Secondly, the Inside Job involves Prioritization of the available resources, that is, to make the most of what is already accessible to Uganda. Why spend a fortune on an insufficient batch of foreign, trial vaccines when local industries can be financed to produce quality medication that can sustain the entire country? Or better yet, polish up the incentives to expound innovations! A WHO 2021 Africa report shows that nine out of ten African countries miss their vaccination targets; the major barrier being our dependency on donor aid. Ugandans must realize that global crises dent all nations, and the first, logical focus for each is their own recovery and survival. Replaying Oliver Twist’s “Give me some more” to donors is not shunned here, Uganda still has a long way to go, rather it can be more irrefutable with a bowl in hand than empty manus!

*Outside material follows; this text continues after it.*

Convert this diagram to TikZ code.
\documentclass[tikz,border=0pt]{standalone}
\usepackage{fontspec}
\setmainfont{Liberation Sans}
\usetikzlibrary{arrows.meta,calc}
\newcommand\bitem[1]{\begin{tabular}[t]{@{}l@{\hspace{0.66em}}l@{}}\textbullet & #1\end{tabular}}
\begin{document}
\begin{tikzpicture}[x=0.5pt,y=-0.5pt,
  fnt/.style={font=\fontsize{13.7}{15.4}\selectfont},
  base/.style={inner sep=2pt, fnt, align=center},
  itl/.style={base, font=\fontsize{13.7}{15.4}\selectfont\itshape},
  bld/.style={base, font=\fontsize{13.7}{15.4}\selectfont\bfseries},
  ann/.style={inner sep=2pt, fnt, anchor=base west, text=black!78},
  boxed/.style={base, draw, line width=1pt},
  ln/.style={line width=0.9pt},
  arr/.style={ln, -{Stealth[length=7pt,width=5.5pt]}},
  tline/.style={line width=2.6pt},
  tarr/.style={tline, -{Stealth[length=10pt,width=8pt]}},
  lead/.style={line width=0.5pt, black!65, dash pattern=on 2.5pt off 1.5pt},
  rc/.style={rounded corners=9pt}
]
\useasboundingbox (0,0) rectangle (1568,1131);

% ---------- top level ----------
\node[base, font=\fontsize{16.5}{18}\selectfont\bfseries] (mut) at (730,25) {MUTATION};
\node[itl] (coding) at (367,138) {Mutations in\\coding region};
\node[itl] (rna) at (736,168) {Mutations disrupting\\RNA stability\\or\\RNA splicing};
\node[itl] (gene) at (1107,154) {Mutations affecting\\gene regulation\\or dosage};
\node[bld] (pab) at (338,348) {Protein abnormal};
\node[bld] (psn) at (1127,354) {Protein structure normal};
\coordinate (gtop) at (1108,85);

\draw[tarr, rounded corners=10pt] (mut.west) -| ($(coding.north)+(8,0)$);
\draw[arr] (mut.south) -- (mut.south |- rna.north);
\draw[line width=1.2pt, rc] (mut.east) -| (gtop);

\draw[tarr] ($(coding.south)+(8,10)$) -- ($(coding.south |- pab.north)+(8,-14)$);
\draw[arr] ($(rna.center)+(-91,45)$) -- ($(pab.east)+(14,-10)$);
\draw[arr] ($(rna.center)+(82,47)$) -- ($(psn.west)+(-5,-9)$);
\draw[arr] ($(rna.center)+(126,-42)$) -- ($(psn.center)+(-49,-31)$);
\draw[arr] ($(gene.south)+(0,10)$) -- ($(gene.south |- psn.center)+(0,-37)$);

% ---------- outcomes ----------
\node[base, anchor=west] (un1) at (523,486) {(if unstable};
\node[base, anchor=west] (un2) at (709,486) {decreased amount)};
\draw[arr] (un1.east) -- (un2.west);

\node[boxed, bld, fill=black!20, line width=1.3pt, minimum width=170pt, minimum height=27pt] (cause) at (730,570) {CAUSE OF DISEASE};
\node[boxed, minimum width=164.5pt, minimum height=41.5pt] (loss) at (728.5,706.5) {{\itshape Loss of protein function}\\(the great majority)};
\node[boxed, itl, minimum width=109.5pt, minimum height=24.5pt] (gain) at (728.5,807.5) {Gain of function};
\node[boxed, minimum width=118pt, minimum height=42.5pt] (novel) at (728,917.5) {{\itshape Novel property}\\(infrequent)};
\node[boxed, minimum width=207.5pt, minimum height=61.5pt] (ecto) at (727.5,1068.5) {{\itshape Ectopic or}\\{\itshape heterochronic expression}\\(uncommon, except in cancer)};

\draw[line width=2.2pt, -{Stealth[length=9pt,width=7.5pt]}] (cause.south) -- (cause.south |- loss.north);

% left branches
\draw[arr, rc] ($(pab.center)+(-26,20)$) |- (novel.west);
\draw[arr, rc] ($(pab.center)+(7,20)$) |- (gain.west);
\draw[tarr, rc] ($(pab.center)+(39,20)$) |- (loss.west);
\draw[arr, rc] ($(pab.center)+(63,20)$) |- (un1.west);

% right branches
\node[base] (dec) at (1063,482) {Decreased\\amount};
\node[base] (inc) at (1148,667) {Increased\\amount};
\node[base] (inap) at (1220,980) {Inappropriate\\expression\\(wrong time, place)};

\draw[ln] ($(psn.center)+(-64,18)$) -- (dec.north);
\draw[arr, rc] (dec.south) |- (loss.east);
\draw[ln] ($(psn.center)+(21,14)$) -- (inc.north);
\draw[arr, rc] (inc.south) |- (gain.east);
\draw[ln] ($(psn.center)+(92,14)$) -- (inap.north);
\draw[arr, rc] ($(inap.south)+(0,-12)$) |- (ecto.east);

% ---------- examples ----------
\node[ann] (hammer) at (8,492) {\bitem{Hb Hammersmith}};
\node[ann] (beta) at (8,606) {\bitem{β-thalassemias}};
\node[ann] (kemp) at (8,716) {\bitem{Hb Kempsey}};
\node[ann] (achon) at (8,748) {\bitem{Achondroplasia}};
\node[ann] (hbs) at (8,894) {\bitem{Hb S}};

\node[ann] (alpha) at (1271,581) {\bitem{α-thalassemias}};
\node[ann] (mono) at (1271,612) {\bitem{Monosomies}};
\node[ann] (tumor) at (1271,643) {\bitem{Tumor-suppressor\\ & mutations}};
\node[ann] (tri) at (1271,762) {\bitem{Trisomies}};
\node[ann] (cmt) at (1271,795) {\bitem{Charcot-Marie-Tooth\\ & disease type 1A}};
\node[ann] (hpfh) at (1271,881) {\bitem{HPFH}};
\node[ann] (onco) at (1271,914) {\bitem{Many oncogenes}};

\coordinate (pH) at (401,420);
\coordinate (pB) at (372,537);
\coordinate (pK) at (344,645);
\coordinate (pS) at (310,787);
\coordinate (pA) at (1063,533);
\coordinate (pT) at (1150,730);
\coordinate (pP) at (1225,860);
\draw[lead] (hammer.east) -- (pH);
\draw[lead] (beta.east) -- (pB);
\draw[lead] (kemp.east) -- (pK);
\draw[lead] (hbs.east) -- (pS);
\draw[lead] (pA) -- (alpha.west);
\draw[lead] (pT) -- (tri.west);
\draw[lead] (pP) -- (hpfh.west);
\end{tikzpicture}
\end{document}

Prioritization also extends to the people through the implementation of policies that make them better rather than bitter, for example, the taxation of commodities can alleviate the citizens if they in turn receive services worth the heavy input. Agreeably, corruption, the lack of patriotism, poverty and some culprits being more equal than others are the major pestilence upsetting any stringent efforts here but what are Ugandans, in their personal circles doing about this? Our prayers for leaders who will reverse any wrongs will be futile if we are not actively shunning the things that slacken the nation, for example, the uproar about the outrageous salaries of the Uganda Airlines and politicians with questionable academics communicated inequity in the salary structure of government employees and has prompted revision of the matter. The fear of what might happen if we speak should be triumphed by that of where the country is headed economically and socially if we endure the dysfunctions.

Lastly, a famous African proverb states: If you want to go quickly, go alone. If you want to go further, go together. All efforts mentioned above come down to active unity. Different parts of the country are at varying stages of structural development, some cities with facilities closely panting behind those of middle class countries while others drown in the aftermath of long existing civil wars and climate flactuations. Agreeably, political and tribal objectives differ and can often stumble unity; nonetheless, problems have proven to be discourteous to any organization, political colour or finger signal thus necessitating more collaborations so as to heavily conquer any common enemy. Re-strategizing of inter district and inter regional collaborations can further hasten triumph over a common enemy.


In conclusion, playing the blame game, argumenting selfish motives and flaunting our dirty
political underwear is a great enemy to our country’s development. For God and My Country should not just tickle our ears; Uganda must take much firmer action against its challenges by diligently tidying up its house, jointly and progressively working towards better positioning of itself to defeat any challenges from the inside out.

Liz Kawalya
Elizabeth Kawalya is a Scientist who loves to know it all and to compel others to embark on the journey of finding out for themselves! Born in Bweyogerere, Wakiso district, Uganda, she was raised with six siblings by a single mother. She currently works as a medical laboratory assistant and part-time sous chef. Nature, the current social-political environment and personal experience are her greatest inspiration from which she creates original content with the aim of captivating her audience with accurate, relatable and entertaining writings.